Looking Back From the Future

Looking Back From the Future

W

ith the demise of the Soviet Union and the ridicule heaped on its Five-Year Plans, you might think long-range planning in general would be in the dustbin of history. Not so. It's alive and well in the Air Force.

This month, Air Force officials are meeting to lay the foundation for the Air Force of 2025-almost three decades into the future. But this is not just some routine bureaucratic exercise whose product is likely to be read by a few Ph.D. candidates. It's different and needs to be taken seriously for at least two reasons:

First, it has the enthusiastic imprimatur of Gen. Ronald R. Fogelman, the Air Force chief of staff.

Second, this is not to result in a report produced by contractors or junior officers on the Air Staff. The options papers are being written by two- and three-star generals from the Air Force's operating commands, and the final positions will be produced by the four-stars who head those commands during a five-day head-banging session.

In other words, this exercise is at the level usually reserved for combat actions like Operation Desert Storm.

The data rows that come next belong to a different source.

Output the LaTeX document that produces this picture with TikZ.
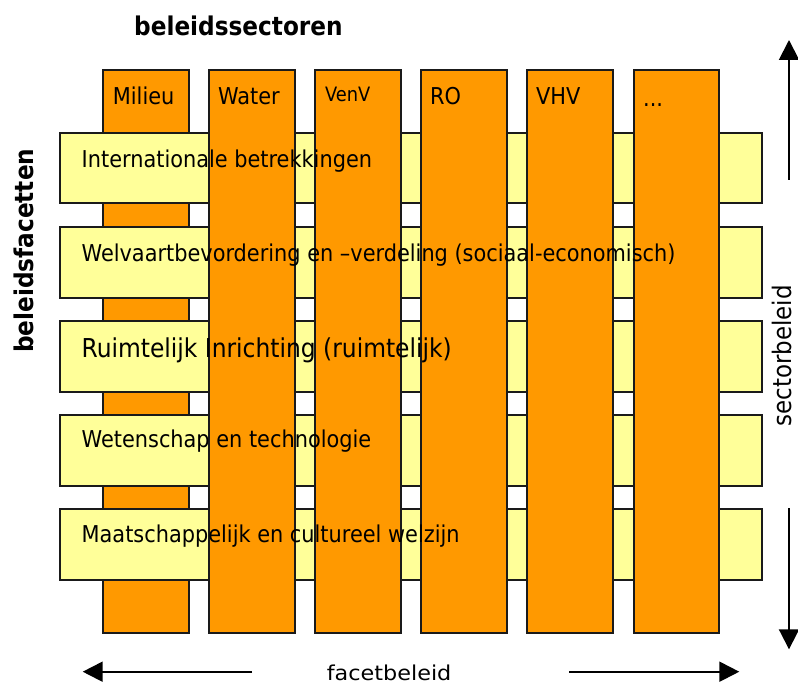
\documentclass[tikz,border=0pt]{standalone}
\usepackage{fontspec}
\setmainfont{DejaVu Sans Condensed}[BoldFont={DejaVu Sans Condensed Bold}]
\usetikzlibrary{arrows.meta}

\definecolor{sectororange}{HTML}{FF9900}
\definecolor{facetyellow}{HTML}{FFFF99}
\definecolor{outline}{HTML}{1A1A1A}

\tikzset{
  sectorbar/.style={draw=outline, line width=2pt, fill=sectororange,
    minimum width=85.5pt, minimum height=563pt, anchor=north west,
    inner sep=0pt, outer sep=0pt},
  facetbar/.style={draw=outline, line width=2pt, fill=facetyellow,
    minimum width=701.4pt, minimum height=70.8pt, anchor=north west,
    inner sep=0pt, outer sep=0pt},
  bartext/.style={anchor=base west, inner sep=0pt,
    font=\fontsize{23.2}{28}\selectfont},
  bigbartext/.style={anchor=base west, inner sep=0pt,
    font=\fontsize{26}{31}\selectfont},
  collabel/.style={anchor=base west, inner sep=0pt,
    font=\fontsize{23.2}{28}\selectfont},
  heading/.style={anchor=base west, inner sep=0pt,
    font=\bfseries\fontsize{25.8}{31}\selectfont},
  axislabel/.style={anchor=base west, inner sep=0pt,
    font=\fontsize{25.5}{30}\selectfont},
  axisarrow/.style={-{Triangle[length=20pt,width=20pt]}, line width=2pt, draw=black},
}

\begin{document}
\begin{tikzpicture}[x=1pt,y=-1pt]
\useasboundingbox (0,0) rectangle (798,687);

% first sector column lies underneath the facet bars
\node[sectorbar] (milieu) at (103,70) {};

% policy facets
\node[facetbar] (fac1) at (60.3,132.7) {};
\node[facetbar] (fac2) at (60.3,226.8) {};
\node[facetbar] (fac3) at (60.3,320.9) {};
\node[facetbar] (fac4) at (60.3,415.0) {};
\node[facetbar] (fac5) at (60.3,509.1) {};

% remaining sector columns lie on top of the facet bars
\node[sectorbar] (water) at (209.1,70) {};
\node[sectorbar] (venv)  at (315.2,70) {};
\node[sectorbar] (ro)    at (421.3,70) {};
\node[sectorbar] (vhv)   at (527.4,70) {};
\node[sectorbar] (more)  at (633.5,70) {};

% sector names
\node[collabel] (lmilieu) at (112.7,105) {Milieu};
\node[collabel] (lwater)  at (218,105) {Water};
\node[collabel, font=\fontsize{19.8}{24}\selectfont] (lvenv) at (325,101.7) {VenV};
\node[collabel] (lro)     at (430,105) {RO};
\node[collabel] (lvhv)    at (536,105) {VHV};
\node[collabel] (lmore)   at (643,107) {...};

% facet names
\node[bartext]    (t1) at (81.5,167.7) {Internationale betrekkingen};
\node[bartext]    (t2) at (81.5,261.7) {Welvaartbevordering en –verdeling (sociaal-economisch)};
\node[bigbartext] (t3) at (81.5,357.3) {Ruimtelijk Inrichting (ruimtelijk)};
\node[bartext]    (t4) at (81.5,447.3) {Wetenschap en technologie};
\node[bartext]    (t5) at (81.5,542.3) {Maatschappelijk en cultureel welzijn};

% headings
\node[heading] (hsec) at (134,35.7) {beleidssectoren};
\node[heading, rotate=90] (hfac) at (33.3,353) {beleidsfacetten};

% axis labels
\node[axislabel, rotate=90] (lsector) at (791.7,426.7) {sectorbeleid};
\node[axislabel, font=\fontsize{20.5}{25}\selectfont] (lfacet) at (326.7,680)
  {\scalebox{1.21}[1]{facetbeleid}};

% axis arrows
\coordinate (upfrom)    at (789,180);
\coordinate (upto)      at (789,40);
\coordinate (downfrom)  at (789,508);
\coordinate (downto)    at (789,649.3);
\coordinate (leftfrom)  at (252,671.7);
\coordinate (leftto)    at (82.7,671.7);
\coordinate (rightfrom) at (569,671.7);
\coordinate (rightto)   at (739.3,671.7);
\draw[axisarrow] (upfrom) -- (upto);
\draw[axisarrow] (downfrom) -- (downto);
\draw[axisarrow] (leftfrom) -- (leftto);
\draw[axisarrow] (rightfrom) -- (rightto);
\end{tikzpicture}
\end{document}
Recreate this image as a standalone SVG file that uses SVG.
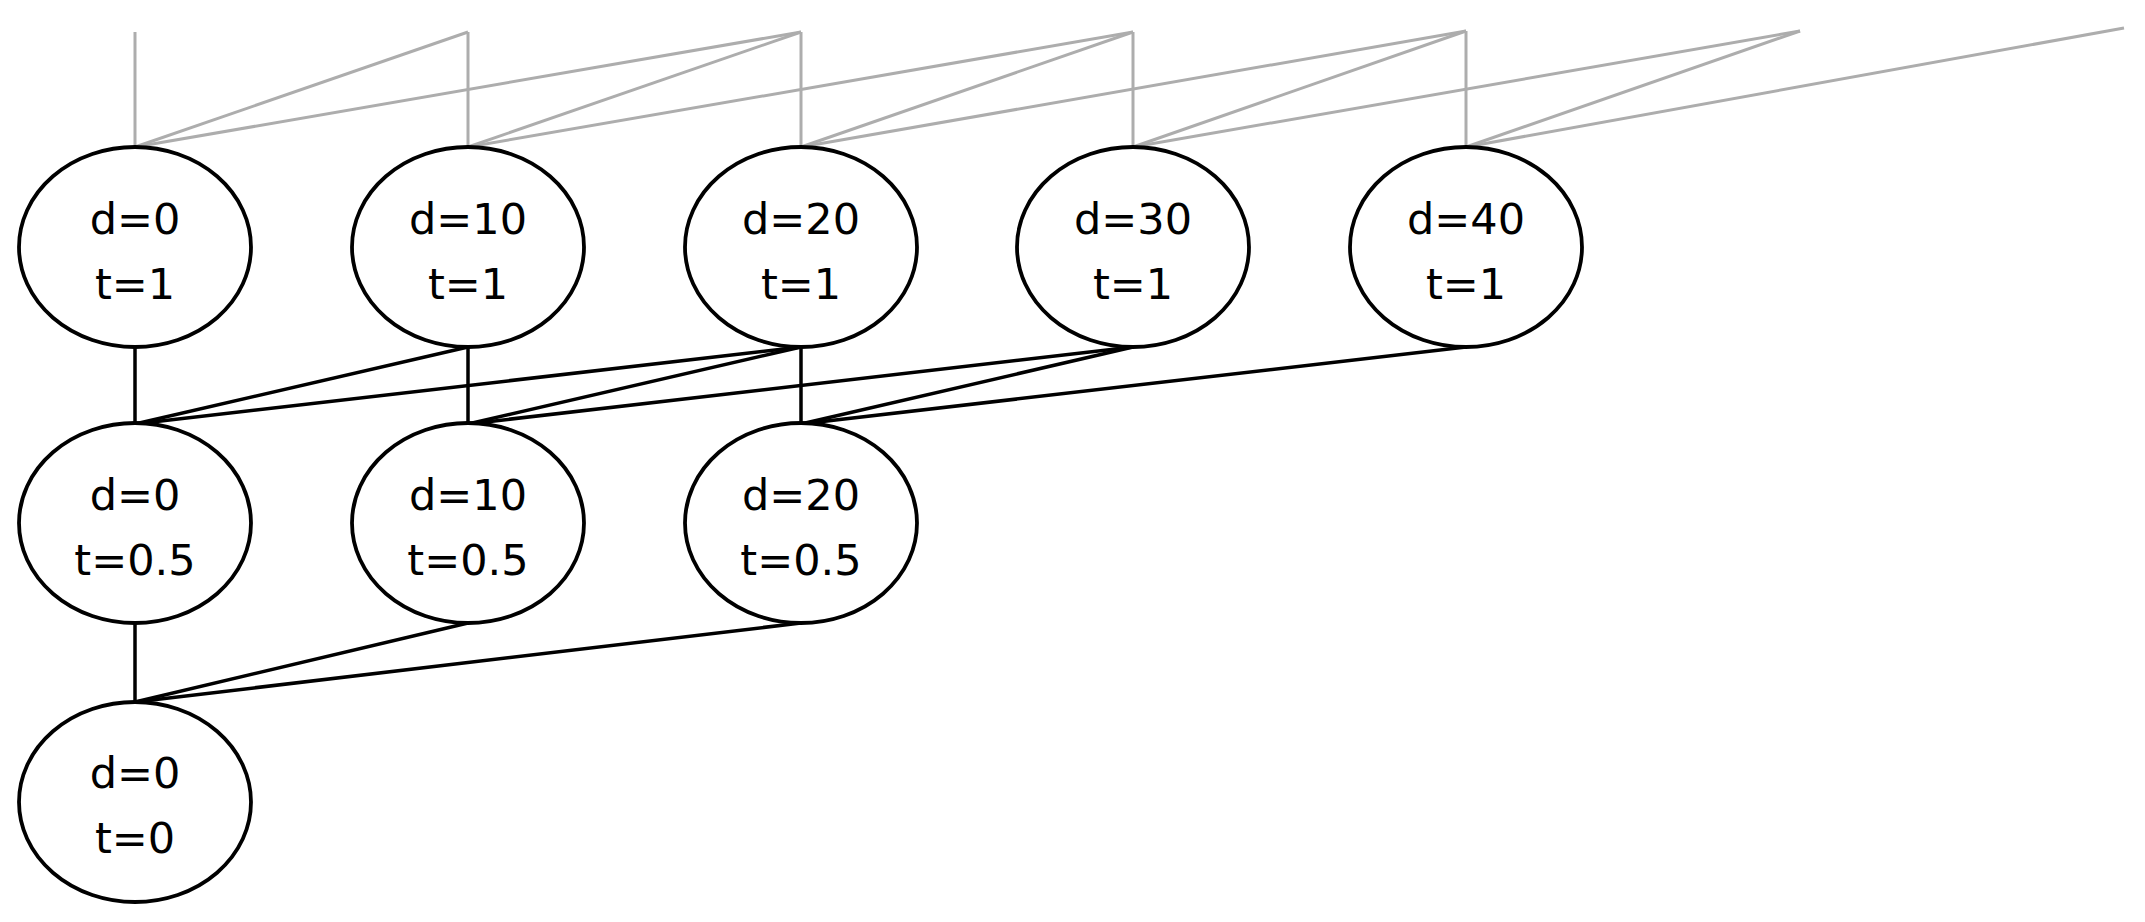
<svg xmlns="http://www.w3.org/2000/svg" width="2145" height="922" viewBox="0 0 2145 922">
<style>
.n ellipse{fill:#fff;stroke:#000;stroke-width:3.8}
.n text{font-family:"DejaVu Sans","Liberation Sans",sans-serif;font-size:43px;fill:#000;text-anchor:middle}
.g line{stroke:#ADADAD;stroke-width:3}
.b line{stroke:#000;stroke-width:3.5}
</style>
<rect width="2145" height="922" fill="#fff"/>
<g id="connectors">
<g class="g">
<line x1="135" y1="147" x2="135" y2="32"/><line x1="135" y1="147" x2="468" y2="32"/><line x1="135" y1="147" x2="801" y2="32"/>
<line x1="468" y1="147" x2="468" y2="32"/><line x1="468" y1="147" x2="801" y2="32"/><line x1="468" y1="147" x2="1133" y2="32"/>
<line x1="801" y1="147" x2="801" y2="32"/><line x1="801" y1="147" x2="1133" y2="32"/><line x1="801" y1="147" x2="1466" y2="31"/>
<line x1="1133" y1="147" x2="1133" y2="32"/><line x1="1133" y1="147" x2="1466" y2="31"/><line x1="1133" y1="147" x2="1800" y2="31"/>
<line x1="1466" y1="147" x2="1466" y2="31"/><line x1="1466" y1="147" x2="1800" y2="31"/><line x1="1466" y1="147" x2="2124" y2="28"/>
</g>
<g class="b">
<line x1="135" y1="347" x2="135" y2="424"/><line x1="468" y1="347" x2="135" y2="424"/><line x1="801" y1="347" x2="135" y2="424"/>
<line x1="468" y1="347" x2="468" y2="424"/><line x1="801" y1="347" x2="468" y2="424"/><line x1="1133" y1="347" x2="468" y2="424"/>
<line x1="801" y1="347" x2="801" y2="424"/><line x1="1133" y1="347" x2="801" y2="424"/><line x1="1466" y1="347" x2="801" y2="424"/>
<line x1="135" y1="623" x2="135" y2="702"/><line x1="468" y1="623" x2="135" y2="702"/><line x1="801" y1="623" x2="135" y2="702"/>
</g>
</g>
<g id="n_d0_t1" class="n"><ellipse cx="135" cy="247" rx="116" ry="100"/><text x="135" y="234">d=0</text><text x="135" y="299">t=1</text></g>
<g id="n_d10_t1" class="n"><ellipse cx="468" cy="247" rx="116" ry="100"/><text x="468" y="234">d=10</text><text x="468" y="299">t=1</text></g>
<g id="n_d20_t1" class="n"><ellipse cx="801" cy="247" rx="116" ry="100"/><text x="801" y="234">d=20</text><text x="801" y="299">t=1</text></g>
<g id="n_d30_t1" class="n"><ellipse cx="1133" cy="247" rx="116" ry="100"/><text x="1133" y="234">d=30</text><text x="1133" y="299">t=1</text></g>
<g id="n_d40_t1" class="n"><ellipse cx="1466" cy="247" rx="116" ry="100"/><text x="1466" y="234">d=40</text><text x="1466" y="299">t=1</text></g>
<g id="n_d0_t05" class="n"><ellipse cx="135" cy="523" rx="116" ry="100"/><text x="135" y="510">d=0</text><text x="135" y="575">t=0.5</text></g>
<g id="n_d10_t05" class="n"><ellipse cx="468" cy="523" rx="116" ry="100"/><text x="468" y="510">d=10</text><text x="468" y="575">t=0.5</text></g>
<g id="n_d20_t05" class="n"><ellipse cx="801" cy="523" rx="116" ry="100"/><text x="801" y="510">d=20</text><text x="801" y="575">t=0.5</text></g>
<g id="n_d0_t0" class="n"><ellipse cx="135" cy="802" rx="116" ry="100"/><text x="135" y="788">d=0</text><text x="135" y="853">t=0</text></g>
</svg>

Fogelman and the Air Force's four-star generals meet three times a year for a day or two to discuss servicewide issues. For reasons lost in time, these meetings are dubbed CORONA. The October CORONA will be unusual. First, it will be much longer-Oct. 8-12. Second, only one topic is on the agenda: The Air Force of 2025. Third, Gen. Fogelman has cleared his calendar for the preceding week to prepare for this CORONA session.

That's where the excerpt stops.